- [TASK REQUIREMENTS] Starting at the line that contains "Reproduce this chart with matplotlib." and stopping at the line that contains "from matplotlib.lines import Line2D", copy every line exactly, both ends included, without the pictures.

** START GIVEN DATA **

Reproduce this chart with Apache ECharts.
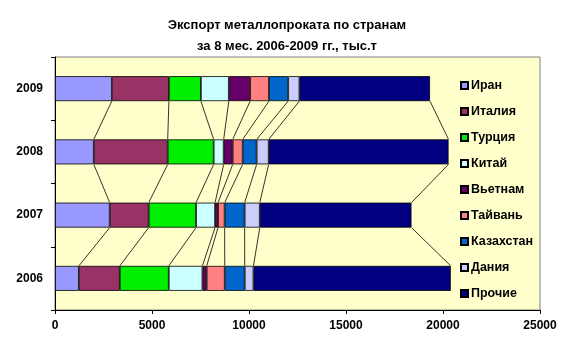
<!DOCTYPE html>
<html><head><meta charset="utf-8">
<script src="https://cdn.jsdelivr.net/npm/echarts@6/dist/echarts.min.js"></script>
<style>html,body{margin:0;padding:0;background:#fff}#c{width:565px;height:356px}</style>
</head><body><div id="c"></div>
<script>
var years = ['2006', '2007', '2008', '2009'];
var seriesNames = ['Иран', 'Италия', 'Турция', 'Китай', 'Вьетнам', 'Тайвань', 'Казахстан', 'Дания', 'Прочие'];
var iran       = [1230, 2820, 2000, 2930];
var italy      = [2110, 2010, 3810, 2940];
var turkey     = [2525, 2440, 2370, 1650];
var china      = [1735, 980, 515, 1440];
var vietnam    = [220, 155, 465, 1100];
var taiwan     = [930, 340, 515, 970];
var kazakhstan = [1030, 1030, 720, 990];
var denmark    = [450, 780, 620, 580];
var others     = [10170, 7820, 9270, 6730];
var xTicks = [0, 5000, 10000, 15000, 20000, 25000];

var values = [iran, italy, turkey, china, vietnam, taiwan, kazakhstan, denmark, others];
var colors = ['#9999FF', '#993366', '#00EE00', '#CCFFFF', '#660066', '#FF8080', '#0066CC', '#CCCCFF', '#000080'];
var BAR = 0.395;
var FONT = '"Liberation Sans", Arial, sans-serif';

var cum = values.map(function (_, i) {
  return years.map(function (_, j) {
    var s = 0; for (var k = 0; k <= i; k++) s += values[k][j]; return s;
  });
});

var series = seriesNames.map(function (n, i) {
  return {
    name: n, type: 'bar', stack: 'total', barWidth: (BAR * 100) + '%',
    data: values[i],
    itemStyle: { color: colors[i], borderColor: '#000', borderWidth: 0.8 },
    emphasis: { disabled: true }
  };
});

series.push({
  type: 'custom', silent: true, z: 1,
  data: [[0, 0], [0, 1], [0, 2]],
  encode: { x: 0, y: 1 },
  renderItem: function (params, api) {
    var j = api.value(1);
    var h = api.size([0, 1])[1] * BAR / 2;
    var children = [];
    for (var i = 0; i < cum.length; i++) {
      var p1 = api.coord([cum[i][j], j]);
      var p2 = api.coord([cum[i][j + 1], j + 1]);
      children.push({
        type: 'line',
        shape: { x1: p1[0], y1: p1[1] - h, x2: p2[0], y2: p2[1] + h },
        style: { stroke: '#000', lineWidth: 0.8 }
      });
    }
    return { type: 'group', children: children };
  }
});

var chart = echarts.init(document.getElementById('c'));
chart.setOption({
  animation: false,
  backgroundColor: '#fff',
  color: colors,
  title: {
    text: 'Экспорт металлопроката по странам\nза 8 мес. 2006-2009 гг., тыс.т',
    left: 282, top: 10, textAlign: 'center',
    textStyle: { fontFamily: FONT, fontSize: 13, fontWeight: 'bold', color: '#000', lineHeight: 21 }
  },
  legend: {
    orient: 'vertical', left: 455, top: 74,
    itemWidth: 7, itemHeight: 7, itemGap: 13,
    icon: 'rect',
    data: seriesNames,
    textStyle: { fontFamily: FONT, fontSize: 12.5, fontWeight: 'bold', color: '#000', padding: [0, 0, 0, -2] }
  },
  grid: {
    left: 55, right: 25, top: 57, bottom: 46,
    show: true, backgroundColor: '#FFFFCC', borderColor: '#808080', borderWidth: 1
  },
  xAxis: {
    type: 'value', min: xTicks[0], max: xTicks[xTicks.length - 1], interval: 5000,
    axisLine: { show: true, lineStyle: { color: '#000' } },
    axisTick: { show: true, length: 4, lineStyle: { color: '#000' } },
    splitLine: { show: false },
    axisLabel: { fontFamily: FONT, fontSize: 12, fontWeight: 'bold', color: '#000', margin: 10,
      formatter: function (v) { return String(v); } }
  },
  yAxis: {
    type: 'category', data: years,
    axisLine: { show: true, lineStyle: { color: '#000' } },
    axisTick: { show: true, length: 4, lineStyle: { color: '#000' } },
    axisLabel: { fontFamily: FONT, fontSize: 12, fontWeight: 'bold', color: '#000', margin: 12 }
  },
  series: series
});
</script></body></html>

** END GIVEN DATA **
** START GIVEN DATA **

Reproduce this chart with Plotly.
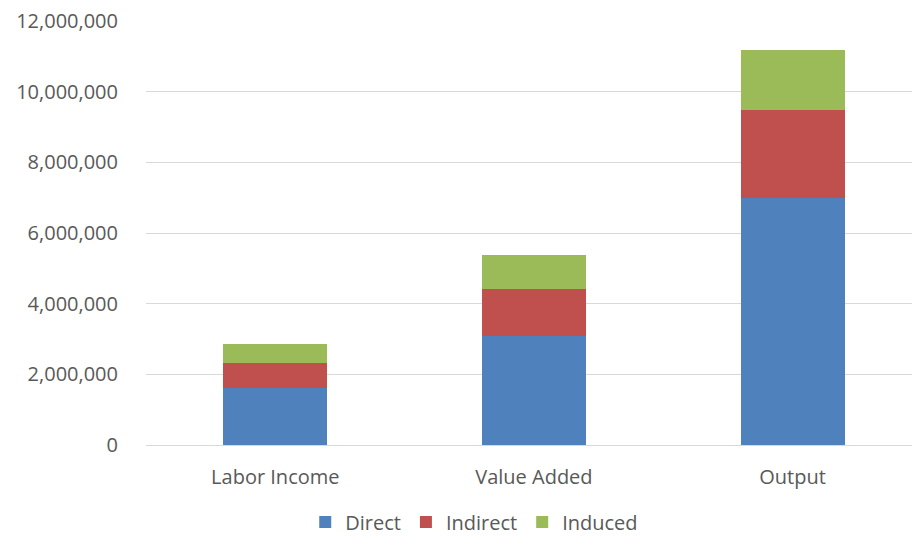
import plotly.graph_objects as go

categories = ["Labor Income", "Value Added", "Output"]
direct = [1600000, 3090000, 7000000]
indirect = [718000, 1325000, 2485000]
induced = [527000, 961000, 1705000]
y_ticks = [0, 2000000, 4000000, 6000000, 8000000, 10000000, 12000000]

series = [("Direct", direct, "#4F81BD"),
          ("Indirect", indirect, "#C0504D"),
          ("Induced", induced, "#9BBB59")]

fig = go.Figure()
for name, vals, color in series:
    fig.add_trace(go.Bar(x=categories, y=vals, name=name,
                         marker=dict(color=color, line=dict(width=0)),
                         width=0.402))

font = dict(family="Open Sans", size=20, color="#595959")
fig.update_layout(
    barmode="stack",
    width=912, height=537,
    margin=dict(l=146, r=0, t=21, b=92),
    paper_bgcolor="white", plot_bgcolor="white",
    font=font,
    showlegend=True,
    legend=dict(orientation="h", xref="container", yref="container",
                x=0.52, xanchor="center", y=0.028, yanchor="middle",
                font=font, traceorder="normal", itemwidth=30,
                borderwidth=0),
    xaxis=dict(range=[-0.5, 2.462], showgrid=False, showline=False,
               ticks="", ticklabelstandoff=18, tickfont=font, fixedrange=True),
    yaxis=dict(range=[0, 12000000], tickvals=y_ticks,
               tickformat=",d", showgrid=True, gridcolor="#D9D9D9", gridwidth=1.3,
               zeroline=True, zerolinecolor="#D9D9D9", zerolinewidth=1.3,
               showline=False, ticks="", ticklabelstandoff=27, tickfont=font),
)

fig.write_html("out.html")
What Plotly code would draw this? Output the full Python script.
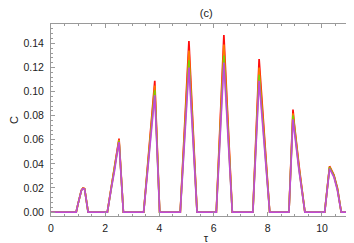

** END GIVEN DATA **
** START GIVEN DATA **

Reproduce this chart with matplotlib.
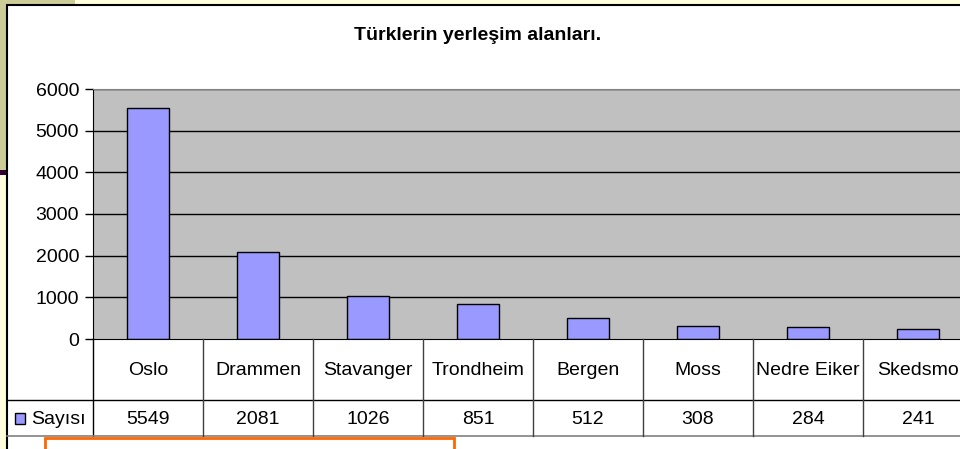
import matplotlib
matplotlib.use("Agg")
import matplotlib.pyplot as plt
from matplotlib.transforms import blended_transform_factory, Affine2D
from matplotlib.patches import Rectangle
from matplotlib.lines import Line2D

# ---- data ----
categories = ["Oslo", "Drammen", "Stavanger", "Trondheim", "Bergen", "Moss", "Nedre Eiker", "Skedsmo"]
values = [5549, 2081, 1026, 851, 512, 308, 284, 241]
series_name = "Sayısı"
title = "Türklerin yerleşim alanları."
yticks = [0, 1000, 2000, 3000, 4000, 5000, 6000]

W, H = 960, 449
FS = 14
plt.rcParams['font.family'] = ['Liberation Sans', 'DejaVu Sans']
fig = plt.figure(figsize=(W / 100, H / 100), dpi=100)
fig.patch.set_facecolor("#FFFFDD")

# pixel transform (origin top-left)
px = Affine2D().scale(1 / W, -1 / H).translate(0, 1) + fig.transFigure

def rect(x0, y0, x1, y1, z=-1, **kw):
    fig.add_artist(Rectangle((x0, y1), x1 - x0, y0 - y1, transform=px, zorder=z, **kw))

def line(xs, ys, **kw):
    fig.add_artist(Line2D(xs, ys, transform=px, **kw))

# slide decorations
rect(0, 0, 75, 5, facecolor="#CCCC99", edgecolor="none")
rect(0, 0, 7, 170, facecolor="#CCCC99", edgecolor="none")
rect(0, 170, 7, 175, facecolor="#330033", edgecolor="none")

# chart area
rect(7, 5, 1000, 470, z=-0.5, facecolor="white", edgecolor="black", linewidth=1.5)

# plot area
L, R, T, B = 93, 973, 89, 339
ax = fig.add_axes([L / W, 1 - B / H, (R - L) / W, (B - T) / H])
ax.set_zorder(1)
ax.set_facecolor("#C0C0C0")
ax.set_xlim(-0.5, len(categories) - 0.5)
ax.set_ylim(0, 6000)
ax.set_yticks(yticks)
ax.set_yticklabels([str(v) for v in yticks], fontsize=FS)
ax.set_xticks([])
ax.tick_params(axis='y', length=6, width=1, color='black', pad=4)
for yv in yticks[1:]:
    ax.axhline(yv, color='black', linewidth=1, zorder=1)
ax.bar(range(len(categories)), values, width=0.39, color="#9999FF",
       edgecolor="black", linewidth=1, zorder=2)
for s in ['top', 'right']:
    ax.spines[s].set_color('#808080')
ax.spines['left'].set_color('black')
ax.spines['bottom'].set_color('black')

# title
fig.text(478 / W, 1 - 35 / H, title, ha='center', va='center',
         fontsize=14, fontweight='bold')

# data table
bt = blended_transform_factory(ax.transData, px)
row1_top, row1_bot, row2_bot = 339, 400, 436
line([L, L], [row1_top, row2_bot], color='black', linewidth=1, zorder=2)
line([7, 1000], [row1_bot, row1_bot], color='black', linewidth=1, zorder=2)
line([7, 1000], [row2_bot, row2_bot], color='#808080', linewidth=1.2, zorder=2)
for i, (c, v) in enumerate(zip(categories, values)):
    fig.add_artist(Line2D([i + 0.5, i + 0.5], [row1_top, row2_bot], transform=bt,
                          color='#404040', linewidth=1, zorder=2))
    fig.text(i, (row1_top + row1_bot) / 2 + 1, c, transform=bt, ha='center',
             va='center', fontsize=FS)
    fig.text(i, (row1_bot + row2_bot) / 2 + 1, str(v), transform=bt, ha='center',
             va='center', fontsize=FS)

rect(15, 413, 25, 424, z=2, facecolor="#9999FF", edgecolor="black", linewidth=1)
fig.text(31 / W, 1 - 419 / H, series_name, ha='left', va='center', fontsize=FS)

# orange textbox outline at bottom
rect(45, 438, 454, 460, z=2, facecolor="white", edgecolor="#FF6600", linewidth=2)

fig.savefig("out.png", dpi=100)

** END GIVEN DATA **

- [RESULT OF THIS EXERCISE]
Reproduce this chart with matplotlib.
import matplotlib
matplotlib.use("Agg")
import matplotlib.pyplot as plt
from matplotlib.transforms import blended_transform_factory, Affine2D
from matplotlib.patches import Rectangle
from matplotlib.lines import Line2D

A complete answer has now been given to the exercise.